While he chases that dream now, the fact that his work has shown up on so many people’s TV screens is almost like a dream in itself..

“This was never the goal,” Robinson said. “It was just for fun. It was kind of a goof. My neighbor carved professionally, I went over and watched him do it and carved one and got like $350 for it and thought, ‘Oh, maybe there's something to this.’”

He spends his evenings wearing earmuffs and an apron, focusing on a log and making the creature inside of it come to life.

Whether it’s an eagle, owl, bear, cougar, Sasquatch or anything in between, Robinson said he likes to give his sculptures movement — something more than just sculpting from one log.

He takes multiple logs and attaches them to each other piece by piece — body, head, wing, tail — to give his sculptures more life and more of a three-dimensional feel.

“It's original work,” Robinson said. “A lot of people that get in the carving business, they don't do stuff that has movement to it, or too many curves. I do a lot of things with curved nature, so it's original from that aspect.”

That’s what makes his work special and what he thinks the shows like so much.

While producers could go online and likely find plastic pieces that've been imported or even make a styrofoam sculpture themselves that might serve its purpose, they’ve gone to Robinson because of his expertise and his ability to create exactly what they have in mind.

“It's just a unique art, and people like to see things that are different, even on TV,” Robinson said. “People just love to see things that are out of the ordinary.”

And he does the same with his customers who want something for their own home or business.

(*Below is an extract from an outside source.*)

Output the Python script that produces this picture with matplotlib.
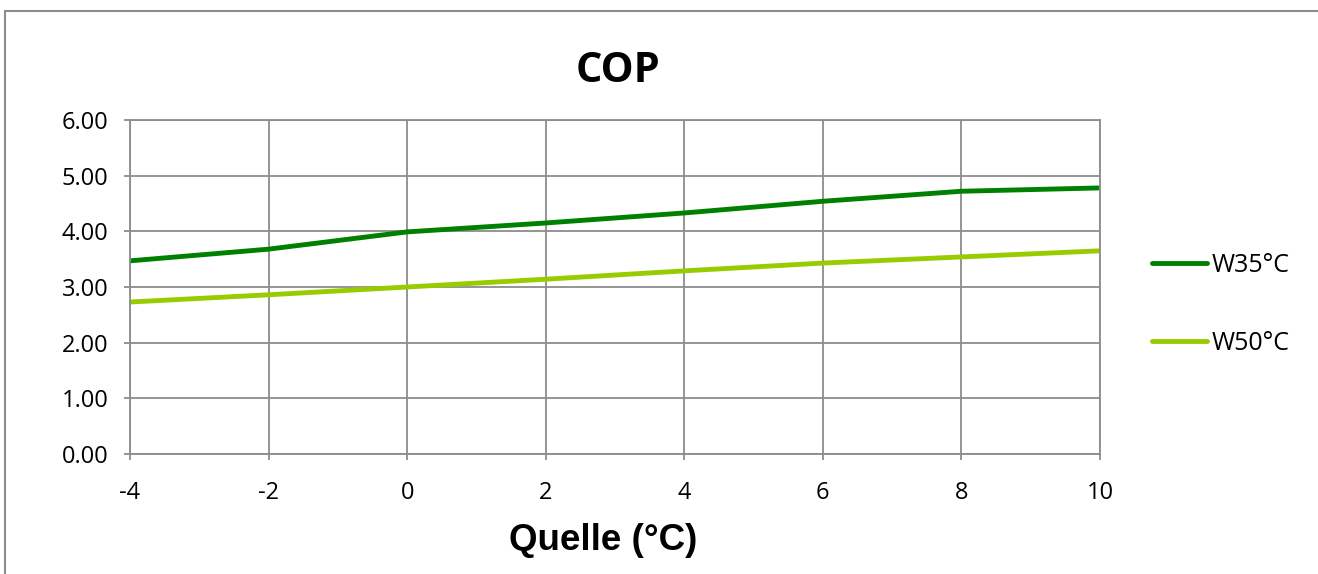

Shawn Weisgerber owns Timberloft Cottages in Helen with his wife, Penny. They went on a trip to pick up a log bed for one of the cottages and passed by Robinson’s home — guarded by both a Sasquatch and bear sculpture in the front yard. They were impressed with the design and ended up using Blue Ridge Bear Sculptures for a sign at their property.

“We pretty much just gave him a call and felt pretty good about having him do it,” Weisgerber said. “We loved his work. It’s beautiful.”

At his workshop, Robinson sculpted three bear cubs, each measuring about 4 feet long, that are climbing on the 18-foot tall sign. But on location at Timberloft Cottages, Robinson sculpted an 8-and-a-half-foot tall bear that stands next to the sign.

“It's more than what we envisioned,” Weisgerber said. “It's pretty awesome … From what we've seen, there are carvers and artists. And I can only describe John as an artist. He's just over-the-top compared to what we've seen people can do.”

You can see Robinson’s work in a lot of different places. He’s working on a collection of bears that will go outside Chamber of Commerce businesses in Cleveland. He’s been contracted with Great Wolf Lodge, making benches for their resorts and water parks around the country. He’s building a few owl sculptures for a school in Atlanta and carved a throne-type seat for the Atlanta History Center.

On top of that, he’s done plenty of personal work for people’s houses.

“It's just kind of gone off the charts,” Robinson said.

As he continues to work at his hobby-turned-side-hustle, Robinson is hoping for more work in the TV industry. He enjoys seeing his creations when he’s out and about, but there’s something special about seeing it on screen.

“I mean, I don’t know that many people who get these opportunities,” Robinson said. “It doesn't happen to too many people, so I feel pretty fortunate about that.”